Quadratic Graphs: Foundations

[Video: Understanding Quadratic Graphs]

Learn how to interpret and analyze quadratic graphs (parabolas), including their key features and transformations.

Understanding Parabolas

Quadratic functions graph as parabolas - U-shaped curves with important features:

[Graph of a parabola showing vertex, axis of symmetry, roots, and y-intercept]

Figure 1: Key features of a quadratic graph

Standard Form: f(x) = ax² + bx + c

Vertex: The turning point of the parabola
Axis of symmetry: Vertical line through vertex (x = -b/2a)
Roots/zeros: x-intercepts (if they exist)
y-intercept: (0, c)
Direction: Opens up (a > 0) or down (a < 0)

Vertex Form and Transformations

Vertex Form: f(x) = a(x - h)² + k

Vertex: (h, k)
Axis of symmetry: x = h
a determines: Direction and width of parabola

Example: f(x) = 2(x - 3)² + 1

• Vertex at (3, 1)

• Opens upward (a = 2 > 0)

• Narrower than standard parabola (|a| > 1)

Key Graph Features

Finding Roots

Solve ax² + bx + c = 0 using:

Factoring (when possible)
Quadratic formula
Completing the square

Example: Find roots of f(x) = x² - 4x + 3

1. Set equal to 0: x² - 4x + 3 = 0

2. Factor: (x - 1)(x - 3) = 0

3. Roots: x = 1 and x = 3

Vertex Calculation

For standard form f(x) = ax² + bx + c:

x-coordinate = -b/(2a)

Then substitute x to find y-coordinate

Example: Find vertex of f(x) = -2x² + 8x - 5

1. x = -b/(2a) = -8/(2×-2) = 2

2. f(2) = -2(4) + 8(2) - 5 = 3

3. Vertex: (2, 3)

Key Takeaways

Identify key features: vertex, axis, roots, y-intercept
Understand how coefficients affect the graph's shape
Convert between standard and vertex forms when helpful
Use the vertex formula to find maxima/minima
SAT often tests interpretation of these features in context

Practice Question

The graph of the quadratic function f is shown below. If the vertex is at (2, -4) and the parabola passes through (0, 0), which of the following could be the equation of f?
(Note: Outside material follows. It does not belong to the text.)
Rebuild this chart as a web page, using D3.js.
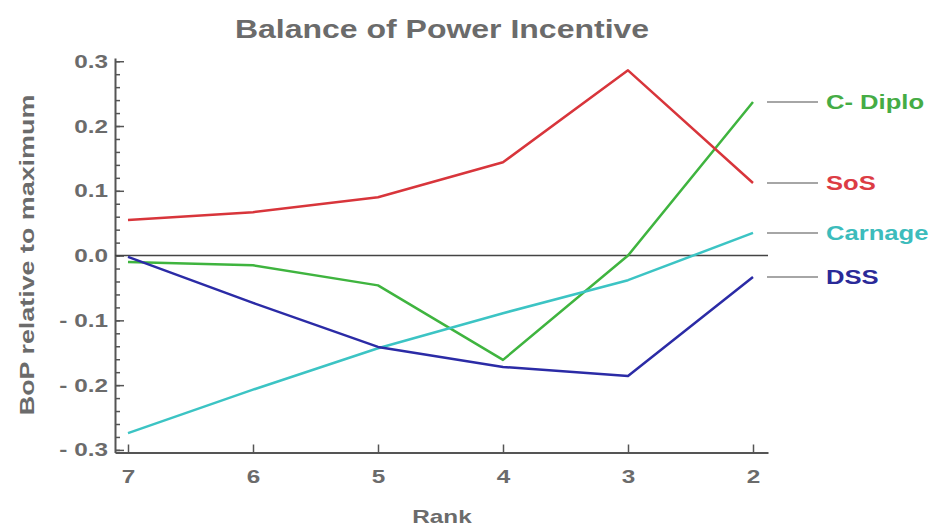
<!DOCTYPE html>
<html>
<head>
<meta charset="utf-8">
<script src="https://cdn.jsdelivr.net/npm/d3@7"></script>
<style>
body { margin: 0; background: #fff; }
text { font-family: "Liberation Sans", Arial, sans-serif; font-weight: bold; }
</style>
</head>
<body>
<div id="chart"></div>
<script>
const ranks = [7, 6, 5, 4, 3, 2]
const sos = [0.055, 0.067, 0.09, 0.144, 0.286, 0.112]
const cDiplo = [-0.01, -0.015, -0.046, -0.161, 0.0, 0.237]
const carnage = [-0.274, -0.207, -0.143, -0.089, -0.038, 0.035]
const dss = [-0.002, -0.073, -0.141, -0.172, -0.186, -0.033]
const seriesNames = ["C- Diplo", "SoS", "Carnage", "DSS"]
const yTicks = [-0.3, -0.2, -0.1, 0, 0.1, 0.2, 0.3]

const width = 932
const height = 530

// the text in the picture is wide, so stretch it sideways
const stretch = 1.28

const series = [
    { name: seriesNames[0], values: cDiplo, color: "#3fb43f", label: "#45ac45" },
    { name: seriesNames[1], values: sos, color: "#d8353b", label: "#dc3c44" },
    { name: seriesNames[2], values: carnage, color: "#3cc4c4", label: "#3cbcbc" },
    { name: seriesNames[3], values: dss, color: "#2b2ba6", label: "#2a2a98" }
]

const svg = d3.select("#chart")
    .append("svg")
    .attr("width", width)
    .attr("height", height)

const x = d3.scaleLinear()
    .domain([7.104, 1.88])
    .range([115, 768])

const y = d3.scaleLinear()
    .domain([-0.304, 0.305])
    .range([452.5, 58])

const axisColor = "#555"
const textColor = "#6b6b6b"

// minor ticks on y
svg.append("g")
    .attr("transform", `translate(${x.range()[0]},0)`)
    .call(d3.axisLeft(y).tickValues(d3.range(-0.3, 0.301, 0.02)).tickSizeInner(-5).tickSizeOuter(0).tickFormat(""))
    .call(g => g.select(".domain").remove())
    .call(g => g.selectAll("line").attr("stroke", axisColor).attr("stroke-width", 1.5))

// y axis
svg.append("g")
    .attr("transform", `translate(${x.range()[0]},0)`)
    .call(d3.axisLeft(y).tickValues(yTicks).tickSizeInner(-9).tickSizeOuter(0).tickPadding(5.5)
        .tickFormat(d => d < -1e-9 ? "- " + Math.abs(d).toFixed(1) : Math.abs(d).toFixed(1)))
    .call(g => g.select(".domain").attr("stroke", axisColor).attr("stroke-width", 2))
    .call(g => g.selectAll("line").attr("stroke", axisColor).attr("stroke-width", 1.5))
    .call(g => g.selectAll("text").attr("fill", textColor).attr("font-size", 19)
        .attr("font-family", "Liberation Sans, Arial, sans-serif").attr("font-weight", "bold")
        .attr("transform", `scale(${stretch},1)`))

// x axis
svg.append("g")
    .attr("transform", `translate(0,${y.range()[0]})`)
    .call(d3.axisBottom(x).tickValues(ranks).tickSizeInner(-8).tickSizeOuter(0).tickPadding(17).tickFormat(d3.format("d")))
    .call(g => g.select(".domain").attr("stroke", axisColor).attr("stroke-width", 2))
    .call(g => g.selectAll("line").attr("stroke", axisColor).attr("stroke-width", 1.5))
    .call(g => g.selectAll("text").attr("fill", textColor).attr("font-size", 19)
        .attr("font-family", "Liberation Sans, Arial, sans-serif").attr("font-weight", "bold")
        .attr("transform", `scale(${stretch},1)`))

// zero line
svg.append("line")
    .attr("x1", x.range()[0])
    .attr("x2", x.range()[1])
    .attr("y1", y(0))
    .attr("y2", y(0))
    .attr("stroke", "#444")
    .attr("stroke-width", 1.5)

const line = d3.line()
    .x((d, i) => x(ranks[i]))
    .y(d => y(d))

svg.selectAll(".series")
    .data(series)
    .enter()
    .append("path")
    .attr("d", d => line(d.values))
    .attr("fill", "none")
    .attr("stroke", d => d.color)
    .attr("stroke-width", 2.5)
    .attr("stroke-linejoin", "round")

// labels with connectors
const last = ranks.length - 1
svg.selectAll(".conn")
    .data(series)
    .enter()
    .append("line")
    .attr("x1", x(ranks[last]) + 14)
    .attr("x2", x(ranks[last]) + 65)
    .attr("y1", d => y(d.values[last]))
    .attr("y2", d => y(d.values[last]))
    .attr("stroke", "#888")
    .attr("stroke-width", 1.5)

svg.selectAll(".lab")
    .data(series)
    .enter()
    .append("text")
    .attr("transform", d => `translate(${x(ranks[last]) + 73},${y(d.values[last])}) scale(${stretch},1)`)
    .attr("dy", "0.35em")
    .attr("fill", d => d.label)
    .attr("font-size", 20)
    .text(d => d.name)

svg.append("text")
    .attr("transform", `translate(442,38) scale(${stretch},1)`)
    .attr("text-anchor", "middle")
    .attr("fill", textColor)
    .attr("font-size", 25)
    .text("Balance of Power Incentive")

svg.append("text")
    .attr("transform", `translate(34,255) rotate(-90) scale(${stretch},1)`)
    .attr("text-anchor", "middle")
    .attr("fill", textColor)
    .attr("font-size", 21)
    .text("BoP relative to maximum")

svg.append("text")
    .attr("transform", `translate(442,523) scale(${stretch},1)`)
    .attr("text-anchor", "middle")
    .attr("fill", textColor)
    .attr("font-size", 19)
    .text("Rank")
</script>
</body>
</html>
[Graph showing parabola with vertex at (2, -4) passing through (0,0)]

A) f(x) = (x - 2)² - 4

B) f(x) = x² - 4x

C) f(x) = (x + 2)² - 4

D) f(x) = x² + 4x

Consider these points:

The vertex form is f(x) = a(x - h)² + k where (h,k) is vertex
Use the given point (0,0) to find the value of 'a'
Check which option satisfies both vertex and point conditions

Step-by-Step Solution:

1. Vertex form: f(x) = a(x - 2)² - 4 (from vertex (2,-4))

2. Plug in (0,0): 0 = a(0 - 2)² - 4 → 0 = 4a - 4 → a = 1

3. Equation: f(x) = (x - 2)² - 4

4. Expand to verify: f(x) = x² - 4x + 4 - 4 = x² - 4x (matches option B too)

5. Both A and B are algebraically equivalent forms of the same equation

However, option A is in vertex form which directly shows the given vertex.

The correct answer is A) f(x) = (x - 2)² - 4.